> [GIVEN EXERCISE] Nothing outside the lines from the one containing "Write a LaTeX" down to the one containing "(0,0) rectangle (636,496);" belongs in the copy; print that span exactly, both ends included, with pictures removed.
--
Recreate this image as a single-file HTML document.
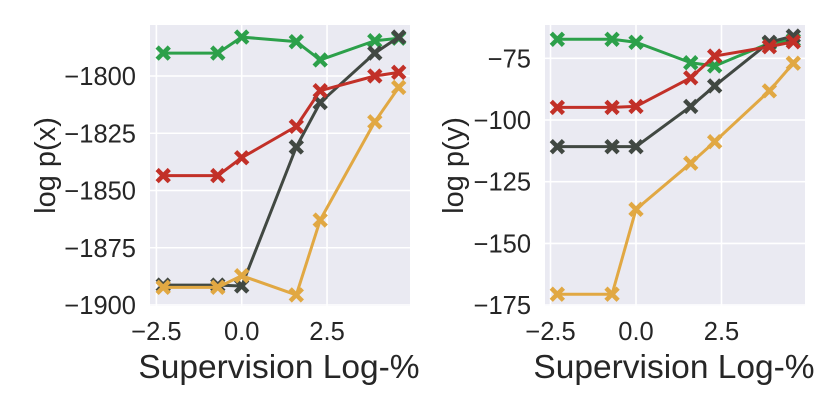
<!DOCTYPE html>
<html><head><meta charset="utf-8">
<style>
body{margin:0;background:#fff;}
svg{display:block;font-family:"Liberation Sans",sans-serif;}
</style></head>
<body>
<svg id="chart" width="830" height="415"></svg>
<script>
const xVals = [-2.3, -0.7, 0, 1.6, 2.3, 3.9, 4.6];
const xTicks = [-2.5, 0.0, 2.5];
const xTickLabels = ["\u22122.5", "0.0", "2.5"];
const seriesNames = ["green", "dark", "red", "yellow"];
const colors = ["#2ca04a", "#414842", "#c23028", "#e1a843"];
const leftGreen = [-1790, -1790, -1783, -1785, -1793, -1784.6, -1783.5];
const leftDark = [-1891.3, -1891.3, -1891.7, -1831, -1811.6, -1790, -1783];
const leftRed = [-1843.5, -1843.5, -1835.7, -1822, -1806.4, -1800, -1798.4];
const leftYellow = [-1892.3, -1892.3, -1887.2, -1895.6, -1862.9, -1820, -1805];
const leftYTicks = [-1800, -1825, -1850, -1875, -1900];
const rightGreen = [-67.3, -67.3, -68.5, -76.8, -78.1, -68.9, -67.6];
const rightDark = [-110.8, -110.8, -110.8, -94.5, -86.2, -68.5, -66];
const rightRed = [-94.9, -94.9, -94.5, -82.9, -74.1, -70.3, -68.3];
const rightYellow = [-170.6, -170.6, -136.2, -117.5, -108.8, -88.2, -77];
const rightYTicks = [-75, -100, -125, -150, -175];

const NS = "http://www.w3.org/2000/svg";
const svg = document.getElementById("chart");
function mk(tag, attrs, parent){
  const e = document.createElementNS(NS, tag);
  for (const k in attrs) e.setAttribute(k, attrs[k]);
  (parent||svg).appendChild(e);
  return e;
}
function panel(cfg){
  const g = mk("g", {});
  
  
  const sx = v => cfg.x0px + (v - 0) * cfg.xScale;
  const sy = v => cfg.yRefPx + (cfg.yRef - v) * cfg.yScale;
  const bg = mk("rect", {x: cfg.left, y: cfg.top, width: cfg.right - cfg.left, height: cfg.bottom - cfg.top, fill: "#eaeaf2"}, g);
  
  
  xTicks.forEach((t, i) => {
    const x = sx(t);
    const gl = mk("line", {x1: x, x2: x, y1: cfg.top, y2: cfg.bottom, stroke: "#fff", "stroke-width": 1.6}, g);
    
    
    const tl = mk("text", {x: x, y: 340, "text-anchor": "middle", "font-size": 25.5, fill: "#262626"}, g);
    tl.textContent = xTickLabels[i];
    
    
  });
  cfg.yTicks.forEach(t => {
    const y = sy(t);
    const gl = mk("line", {x1: cfg.left, x2: cfg.right, y1: y, y2: y, stroke: "#fff", "stroke-width": 1.6}, g);
    
    
    const tl = mk("text", {x: cfg.left - 14, y: y + 9, "text-anchor": "end", "font-size": 25.5, fill: "#262626"}, g);
    tl.textContent = String(t).replace("-", "\u2212");
    
    
  });
  cfg.series.forEach((vals, si) => {
    const pts = vals.map((v, i) => sx(xVals[i]) + "," + sy(v)).join(" ");
    const pl = mk("polyline", {points: pts, fill: "none", stroke: colors[si], "stroke-width": 3, "stroke-linejoin": "round"}, g);
    
    
    vals.forEach((v, i) => {
      const x = sx(xVals[i]), y = sy(v), d = 4.5;
      const m = mk("path", {d: `M${x-d},${y-d}L${x+d},${y+d}M${x-d},${y+d}L${x+d},${y-d}`, stroke: colors[si], "stroke-width": 4.5, "stroke-linecap": "square", fill: "none"}, g);
      
      
    });
  });
  const xl = mk("text", {x: cfg.titleX, y: 378, "text-anchor": "middle", "font-size": 33.5, fill: "#262626"}, g);
  xl.textContent = "Supervision Log-%";
  
  
  const yl = mk("text", {x: 0, y: 0, "text-anchor": "middle", "font-size": 29, fill: "#262626", transform: `translate(${cfg.ylabelX},${(cfg.top + cfg.bottom) / 2}) rotate(-90)`}, g);
  yl.textContent = cfg.ylabel;
  
  
}
panel({name: "left-panel", left: 150, right: 410, top: 25, bottom: 306, x0px: 241.7, xScale: 34.13,
  yRef: -1800, yRefPx: 76, yScale: 57.25 / 25, yTicks: leftYTicks, ylabel: "log p(x)", ylabelX: 55, titleX: 279,
  series: [leftGreen, leftDark, leftRed, leftYellow]});
panel({name: "right-panel", left: 545, right: 805, top: 25, bottom: 306, x0px: 636, xScale: 34.2,
  yRef: -75, yRefPx: 58.3, yScale: 61.7 / 25, yTicks: rightYTicks, ylabel: "log p(y)", ylabelX: 463, titleX: 674,
  series: [rightGreen, rightDark, rightRed, rightYellow]});
</script>
</body></html>
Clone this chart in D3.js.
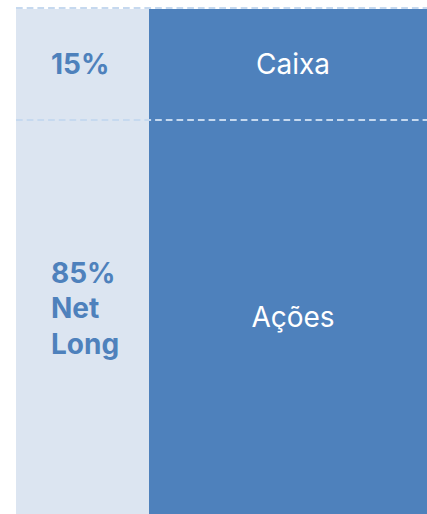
<!DOCTYPE html>
<html><head><meta charset="utf-8">
<script src="https://cdn.jsdelivr.net/npm/d3@7"></script>
<style>html,body{margin:0;padding:0;background:#fff;overflow:hidden}svg{display:block}</style>
</head><body><div id="chart"></div>
<script>
const categories = ["Caixa", "Ações"];
const values = [15, 85];
const sideLabels = [["15%"], ["85%", "Net", "Long"]];

(function () {
const W = 427, H = 514;
const svg = d3.select("#chart").append("svg").attr("width", W).attr("height", H);

const leftX = 16, splitX = 149, rightX = 437, topY = 9, fullBottom = 749;
const y = d3.scaleLinear().domain([0, d3.sum(values)]).range([topY, fullBottom]);
const x = d3.scaleLinear().domain([0, 1]).range([splitX, rightX]);

let acc = 0;
const segs = values.map((v, i) => {
  const s = { cat: categories[i], v, y0: acc, y1: acc + v, side: sideLabels[i] };
  acc += v; return s;
});

svg.append("rect").attr("x", leftX).attr("y", y(0)).attr("width", splitX - leftX)
  .attr("height", y(100) - y(0)).attr("fill", "#dce5f1");

svg.selectAll("rect.seg").data(segs).join("rect").attr("class", "seg")
  .attr("x", x(0)).attr("width", x(1) - x(0))
  .attr("y", d => y(d.y0)).attr("height", d => y(d.y1) - y(d.y0))
  .attr("fill", "#4e81bc");

svg.selectAll("line.b").data(segs).join("line").attr("class", "b")
  .attr("x1", leftX).attr("x2", W)
  .attr("y1", d => y(d.y0) - (d.y0 === 0 ? 1 : 0)).attr("y2", d => y(d.y0) - (d.y0 === 0 ? 1 : 0))
  .attr("stroke", "#c6d9ef").attr("stroke-width", 2).attr("stroke-dasharray", "6.7,4");

const mid = d => (y(d.y0) + Math.min(y(d.y1), H)) / 2;

svg.selectAll("text.cat").data(segs).join("text").attr("class", "cat")
  .attr("x", (x(0) + x(1)) / 2).attr("y", mid).attr("dy", "0.35em")
  .attr("text-anchor", "middle").attr("fill", "#fff")
  .attr("font-family", "Inter, sans-serif").attr("font-size", 28)
  .text(d => d.cat);

segs.forEach(d => {
  const n = d.side.length, lh = 35.5;
  const c = mid(d) - (n > 1 ? 8.5 : 0);
  const t = svg.append("text").attr("fill", "#4e81bc").attr("font-weight", 700)
    .attr("font-family", "Inter, sans-serif").attr("font-size", 28);
  d.side.forEach((s, k) => {
    t.append("tspan").attr("x", 51).attr("y", c + (k - (n - 1) / 2) * lh).attr("dy", "0.35em").text(s);
  });
});
})();
</script></body></html>
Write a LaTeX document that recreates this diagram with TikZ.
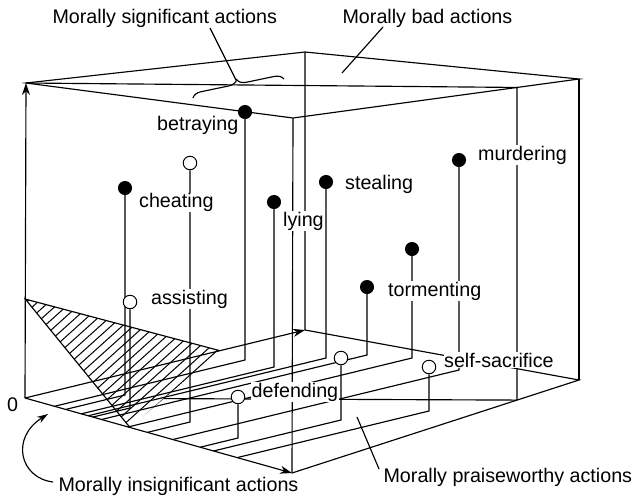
\documentclass[tikz,border=0pt]{standalone}
\usepackage{fontspec}
\setmainfont{Liberation Sans}
\usetikzlibrary{arrows.meta,calc,decorations.pathreplacing,backgrounds}
\begin{document}
\begin{tikzpicture}[x=1pt,y=-1pt,line width=1.15pt,
  txt/.style={font=\fontsize{19.7}{22}\selectfont,inner sep=0pt,anchor=base west},
  lbl/.style={txt,fill=white,inner sep=0.6pt},
  bad/.style={circle,fill=black,draw=black,line width=1pt,minimum size=13pt,inner sep=0pt},
  good/.style={circle,fill=white,draw=black,line width=1pt,minimum size=13.5pt,inner sep=0pt},
  axarrow/.style={-{Stealth[length=12pt,width=8pt]}},
  hatchline/.style={line width=1pt}]
\useasboundingbox (0,0) rectangle (636,496);

% box corners
\coordinate (O)  at (25,398);
\coordinate (TL) at (26,83);
\coordinate (TB) at (305,52);
\coordinate (TR) at (579,79);
\coordinate (TF) at (293,118);
\coordinate (BB) at (305,330);
\coordinate (BR) at (579,380);
\coordinate (BF) at (292,473);
\coordinate (D1) at ($(TF)!0.7832!(TR)$);
\coordinate (D2) at ($(BF)!0.784!(BR)$);
\coordinate (P1) at ($(O)!0.314!(TL)$);
\coordinate (P2) at ($(O)!0.696!(BB)$);
\coordinate (P3) at ($(O)!0.393!(BF)$);
\coordinate (H)  at (intersection of O--D2 and P2--P3);

% action dots
\node[bad]  (bet) at (245,112) {};
\node[good] (opa) at (190,163) {};
\node[bad]  (che) at (125,188) {};
\node[bad]  (lyi) at (274,202) {};
\node[bad]  (ste) at (326,182) {};
\node[bad]  (mur) at (459,160) {};
\node[bad]  (tob) at (412,249) {};
\node[bad]  (tor) at (367,287) {};
\node[good] (ass) at (130,302) {};
\node[good] (opb) at (341,358) {};
\node[good] (sel) at (429,367) {};
\node[good] (def) at (238,397) {};

\begin{scope}[on background layer]
\begin{scope}[line width=1.15pt]
  % box
  \draw (TL) -- (TB) -- (TR) -- (TF) -- cycle;
  \draw (TL) -- (D1) -- (D2);
  \draw (TB) -- (BB) -- (BR) -- (BF);
  \draw (TR) -- (BR);
  \draw (TF) -- (BF);
  \draw (H) -- (D2);
  \draw[axarrow] (O) -- (TL);
  \draw[axarrow] (O) -- (BB);
  \draw[axarrow] (O) -- (BF);
  % hatched plane
  \begin{scope}
    \clip (P1) -- (P2) -- (P3) -- cycle;
    \foreach \c in {326,336,...,560} \draw[hatchline] (0,\c) -- ++(400,-360);
  \end{scope}
  \draw (P2) -- (P1) -- (P3);
  % stems and floor lines
  \foreach \q/\fx/\fy in {bet/245/360, opa/190/422, che/125/395, lyi/274/367,
      ste/326/358, mur/459/370, tob/412/358, tor/367/355, ass/130/408,
      opb/341/420, sel/429/411, def/238/438} {
    \coordinate (\q F) at (\fx,\fy);
    \coordinate (\q G) at ($(\q F)+(O)-(BB)$);
    \coordinate (\q E) at (intersection of \q F--\q G and O--BF);
    \draw (\q.south) -- (\q F) -- (\q E);
  }
\end{scope}
\end{scope}

% labels of actions
\node[lbl] (lbet) at (156,130) {betraying};
\node[lbl] (lche) at (138,207.5) {cheating};
\node[lbl] (lass) at (150,304) {assisting};
\node[lbl] (llyi) at (282,226) {lying};
\node[lbl] (lste) at (344,189) {stealing};
\node[lbl] (lmur) at (477,160) {murdering};
\node[lbl] (ltor) at (387,296) {tormenting};
\node[lbl] (ldef) at (250.5,397) {defending};
\node[lbl] (lsel) at (443,367) {self-sacrifice};
\node[txt] (zero) at (6.5,411.5) {0};

% captions
\node[txt] (csig) at (52,23) {Morally significant actions};
\node[txt] (cbad) at (342,23) {Morally bad actions};
\node[txt] (cins) at (58,491) {Morally insignificant actions};
\node[txt] (cpra) at (383,482.5) {Morally praiseworthy actions};

% brace and leaders
\coordinate (brL) at (193,98);
\coordinate (brR) at (284,79);
\coordinate (brT) at (236,80);
\draw[decorate,decoration={brace,amplitude=9pt}] (brL) -- (brR);
\coordinate (sigA) at (210,28);
\draw (sigA) -- (brT);
\coordinate (badA) at (383,27);
\coordinate (badB) at (342,73);
\draw (badA) -- (badB);
\coordinate (praA) at (379,469);
\coordinate (praB) at (357,417);
\draw (praA) -- (praB);
\coordinate (insA) at (53,482);
\coordinate (insB) at (48,414);
\draw[-{Stealth[length=11pt,width=7pt]}] (insA) .. controls (20,478) and (10,438) .. (insB);
\end{tikzpicture}
\end{document}
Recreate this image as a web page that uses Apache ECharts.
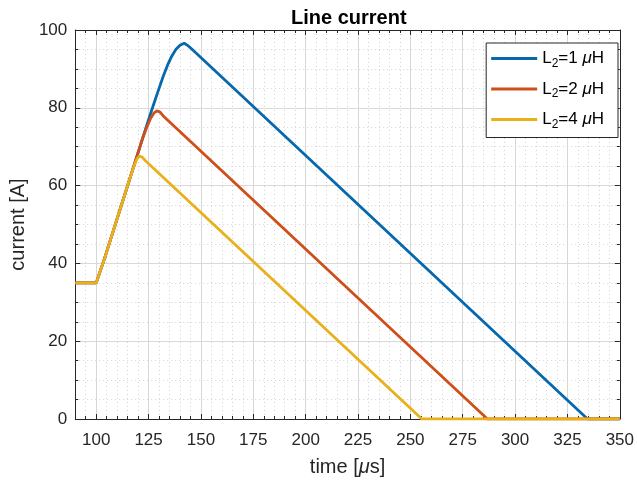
--
> [FINAL RESULT]
Write a LaTeX document that recreates this diagram with TikZ.
\documentclass[tikz,border=0pt]{standalone}
\usepackage{fontspec}
\setmainfont{Liberation Sans}
\usetikzlibrary{arrows.meta,calc,decorations.pathreplacing,backgrounds}
\begin{document}
\begin{tikzpicture}[x=1pt,y=-1pt,line width=1.15pt,
  txt/.style={font=\fontsize{19.7}{22}\selectfont,inner sep=0pt,anchor=base west},
  lbl/.style={txt,fill=white,inner sep=0.6pt},
  bad/.style={circle,fill=black,draw=black,line width=1pt,minimum size=13pt,inner sep=0pt},
  good/.style={circle,fill=white,draw=black,line width=1pt,minimum size=13.5pt,inner sep=0pt},
  axarrow/.style={-{Stealth[length=12pt,width=8pt]}},
  hatchline/.style={line width=1pt}]
\useasboundingbox (0,0) rectangle (636,496);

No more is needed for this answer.